Een gouden tip voor hen die belangstelling hebben voor het theater tijdens de oorlog is de voorstelling “Heb dank, o Majesteit” van Theatergroep Flint. Maarten Eilander, medewerker van het Theaterinstituut, stelde een programma samen van liederen en sketches uit de Rweede Wereldoorlog. Door Felix Strategier en David Vos wordt het programma gezongen en voorgedragen onder de voortreffelijke begeleiding van twee jonge musici: Djoeke Klijzing (cello) en Joeri de Graaf (gitaar).

In soepele overgangen worden “schlagers” als “Op de hoek van de straat staat een NSB-er” afgewisseld met venijnige anti-joodse liedjes van Jacques van Tol. Fraai is, hoe liederen van de laatste soort in een muzikale omlijsting en overgaand in een andersoortig lied of sketchje worden geplaatst, zodat toeschouwers de gêne wordt bespaard direct te applaudisseren voor zijn rabiate Jodenhaat.
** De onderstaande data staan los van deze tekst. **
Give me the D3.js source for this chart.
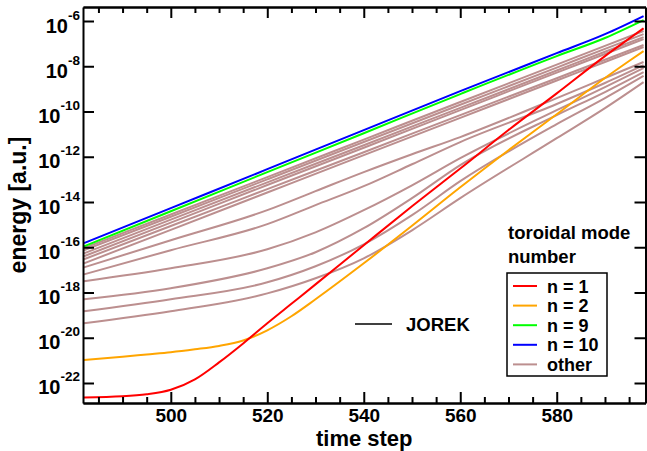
<!DOCTYPE html>
<html>
<head>
<meta charset="utf-8">
<script src="https://cdn.jsdelivr.net/npm/d3@7"></script>
<style>
body { margin: 0; background: #fff; }
svg text { font-family: "Liberation Sans", Arial, Helvetica, sans-serif; font-weight: bold; fill: #000; }
</style>
</head>
<body>
<div id="chart_root"></div>
<script>
// time steps for n = 9, 10 and the upper "other" modes
const steps = [482, 500, 520, 540, 560, 580, 590, 598];
// time steps for the lower "other" modes (they bend, so a few more points)
const stepsLower = [482, 500, 520, 530, 540, 550, 560, 580, 590, 598];
// finer time steps for n = 1 and n = 2
const stepsFine = [482, 490, 495, 500, 505, 510, 515, 520, 525, 530, 540, 550, 560, 570, 580, 590, 595, 598];

// log10 of the energy
const n1 = [-22.64, -22.59, -22.50, -22.30, -21.84, -21.09, -20.25, -19.36, -18.50, -17.64, -15.91, -14.19, -12.52, -10.82, -9.20, -7.55, -6.78, -6.32];
const n2 = [-20.98, -20.84, -20.74, -20.64, -20.51, -20.36, -20.12, -19.67, -19.05, -18.30, -16.71, -15.05, -13.35, -11.71, -10.12, -8.52, -7.77, -7.33];
const n9 = [-15.96, -14.41, -12.68, -10.96, -9.23, -7.55, -6.75, -5.96];
const n10 = [-15.82, -14.27, -12.55, -10.82, -9.10, -7.42, -6.58, -5.78];
const othersUpper = [
    [-16.04, -14.55, -12.90, -11.24, -9.58, -7.93, -7.10, -6.44],
    [-16.13, -14.65, -13.00, -11.35, -9.70, -8.06, -7.23, -6.58],
    [-16.27, -14.78, -13.13, -11.49, -9.84, -8.19, -7.36, -6.71],
    [-16.40, -14.91, -13.25, -11.60, -9.94, -8.28, -7.46, -6.80],
    [-16.53, -15.06, -13.43, -11.80, -10.16, -8.53, -7.71, -7.06],
    [-16.71, -15.23, -13.58, -11.93, -10.28, -8.63, -7.81, -7.15]
];
const othersLower = [
    [-16.89, -15.69, -14.36, -13.52, -12.68, -11.89, -11.13, -9.41, -8.52, -7.81],
    [-17.20, -16.13, -14.98, -14.14, -13.30, -12.33, -11.35, -9.67, -8.74, -7.95],
    [-17.50, -16.93, -16.09, -15.34, -14.36, -13.26, -12.06, -9.94, -8.92, -8.08],
    [-18.30, -17.81, -16.93, -16.22, -15.16, -13.83, -12.37, -10.16, -9.14, -8.26],
    [-18.83, -18.30, -17.55, -16.84, -15.87, -14.58, -13.08, -10.56, -9.41, -8.43],
    [-19.36, -18.83, -18.04, -17.37, -16.49, -15.25, -13.83, -11.18, -9.85, -8.70]
];

const xMajor = [500, 520, 540, 560, 580];
const xMinor = [485, 490, 495, 505, 510, 515, 525, 530, 535, 545, 550, 555, 565, 570, 575, 585, 590, 595];
const yExponents = [-22, -20, -18, -16, -14, -12, -10, -8, -6];

const legendNames = ["n = 1", "n = 2", "n = 9", "n = 10", "other"];
const legendColors = ["#ff0000", "#ffa500", "#00ff00", "#0000ff", "#bc8f8f"];

const margin = {top: 7, right: 1.5, bottom: 48, left: 83};
const width = 647 - margin.left - margin.right;
const height = 451 - margin.top - margin.bottom;

const svg = d3.select("#chart_root")
    .append("svg")
    .attr("width", 647)
    .attr("height", 451)
    .append("g")
    .attr("transform", "translate(" + margin.left + "," + margin.top + ")");

const xScale = d3.scaleLinear()
    .domain([481.8, 598.4])
    .range([0, width]);
const yScale = d3.scaleLog()
    .domain([Math.pow(10, -22.884), Math.pow(10, -5.381)])
    .range([height, 0]);

svg.append("clipPath")
    .attr("id", "plotclip")
    .append("rect")
    .attr("width", width)
    .attr("height", height);

const toPoints = (ts, logs) => ts.map((t, i) => ({t: t, e: Math.pow(10, logs[i])}));
const line = d3.line()
    .x(d => xScale(d.t))
    .y(d => yScale(d.e))
    .curve(d3.curveMonotoneX);

const curves = svg.append("g").attr("clip-path", "url(#plotclip)");
const series = [];
othersUpper.forEach(o => series.push({pts: toPoints(steps, o), color: legendColors[4]}));
othersLower.forEach(o => series.push({pts: toPoints(stepsLower, o), color: legendColors[4]}));
series.push({pts: toPoints(stepsFine, n2), color: legendColors[1]});
series.push({pts: toPoints(stepsFine, n1), color: legendColors[0]});
series.push({pts: toPoints(steps, n9), color: legendColors[2]});
series.push({pts: toPoints(steps, n10), color: legendColors[3]});

curves.selectAll("path")
    .data(series)
    .enter()
    .append("path")
    .attr("d", d => line(d.pts))
    .attr("fill", "none")
    .attr("stroke", d => d.color)
    .attr("stroke-width", 2);

// axes with inward ticks on all four sides
const styleAxis = g => {
    g.select(".domain").attr("stroke-width", 2);
    g.selectAll(".tick line").attr("stroke-width", 2);
};
svg.append("g")
    .attr("transform", "translate(0," + height + ")")
    .call(d3.axisBottom(xScale).tickValues(xMinor).tickSize(-6).tickSizeOuter(0).tickFormat(""))
    .call(styleAxis);
svg.append("g")
    .attr("transform", "translate(0," + height + ")")
    .call(d3.axisBottom(xScale).tickValues(xMajor).tickSize(-11).tickSizeOuter(0).tickPadding(5.5).tickFormat(d3.format("d")))
    .call(styleAxis)
    .call(g => g.selectAll("text").style("font-size", "19px").attr("font-family", null));
svg.append("g")
    .call(d3.axisTop(xScale).tickValues(xMinor).tickSize(-6).tickSizeOuter(0).tickFormat(""))
    .call(styleAxis);
svg.append("g")
    .call(d3.axisTop(xScale).tickValues(xMajor).tickSize(-11).tickSizeOuter(0).tickFormat(""))
    .call(styleAxis);
svg.append("g")
    .call(d3.axisLeft(yScale).tickValues(yExponents.map(e => Math.pow(10, e))).tickSize(-11).tickSizeOuter(0).tickFormat(""))
    .call(styleAxis);
svg.append("g")
    .attr("transform", "translate(" + width + ",0)")
    .call(d3.axisRight(yScale).tickValues(yExponents.map(e => Math.pow(10, e))).tickSize(-11).tickSizeOuter(0).tickFormat(""))
    .call(styleAxis);

// y tick labels as 10 with a superscript exponent
const yLabels = svg.append("g")
    .selectAll("text")
    .data(yExponents)
    .enter()
    .append("text")
    .attr("text-anchor", "end")
    .attr("x", -3)
    .attr("y", d => yScale(Math.pow(10, d)) + 11.5);
yLabels.append("tspan").style("font-size", "20px").text("10");
yLabels.append("tspan").style("font-size", "13.5px").attr("dy", -13).text(d => d);

// axis titles
svg.append("text")
    .attr("text-anchor", "middle")
    .attr("x", width / 2)
    .attr("y", height + 43.3)
    .style("font-size", "22px")
    .text("time step");
svg.append("text")
    .attr("text-anchor", "middle")
    .attr("transform", "translate(" + (-57) + "," + (height / 2) + ") rotate(-90)")
    .style("font-size", "23px")
    .text("energy [a.u.]");

// JOREK label
svg.append("line")
    .attr("x1", 355 - margin.left).attr("x2", 392 - margin.left)
    .attr("y1", 324 - margin.top).attr("y2", 324 - margin.top)
    .attr("stroke", "#000").attr("stroke-width", 1.5);
svg.append("text")
    .attr("x", 406 - margin.left)
    .attr("y", 330.5 - margin.top)
    .style("font-size", "18.5px")
    .text("JOREK");

// legend
const legend = svg.append("g")
    .attr("transform", "translate(" + (507 - margin.left) + "," + (273 - margin.top) + ")");
legend.append("text").attr("x", 1).attr("y", -34).style("font-size", "18.5px").text("toroidal mode");
legend.append("text").attr("x", 1).attr("y", -10).style("font-size", "18.5px").text("number");
legend.append("rect")
    .attr("width", 100).attr("height", 103)
    .attr("fill", "#fff").attr("stroke", "#000").attr("stroke-width", 1.5);
const entries = legend.selectAll(".entry")
    .data(legendNames)
    .enter()
    .append("g")
    .attr("transform", (d, i) => "translate(0," + (13 + i * 19.6) + ")");
entries.append("line")
    .attr("x1", 6).attr("x2", 30)
    .attr("stroke", (d, i) => legendColors[i])
    .attr("stroke-width", 2);
entries.append("text")
    .attr("x", 40)
    .attr("y", 6.5)
    .style("font-size", "18px")
    .text(d => d);
</script>
</body>
</html>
Emotionerend is tegen het slot het Jiddische “Mazzel en Broge” waarbij Klijzing een viool ter hand neemt en de Jiddische klanken met overweldigende zwier over ons uitstrijkt.

Zo komt voor het dichtgetrokken rode gordijn ook een zwarte avond tot leven, maar dan zwart in de zin dat de knappe tekstschrijver Van Tol onvermijdelijk een leeuwendeel voor zich opeist: hij kon ongehinderd de oorlog tot zijn onderwerp kiezen, bijvoorbeeld ook in het tegen Wilhemina gerichte lied “Heb dank, o Majesteit”. Maar de “Westerborkserenade”die Vos en Strategier samen zingen over een doodgewoon verliefde kampbewoner krijgt er wel vlijmscherpe contouren door.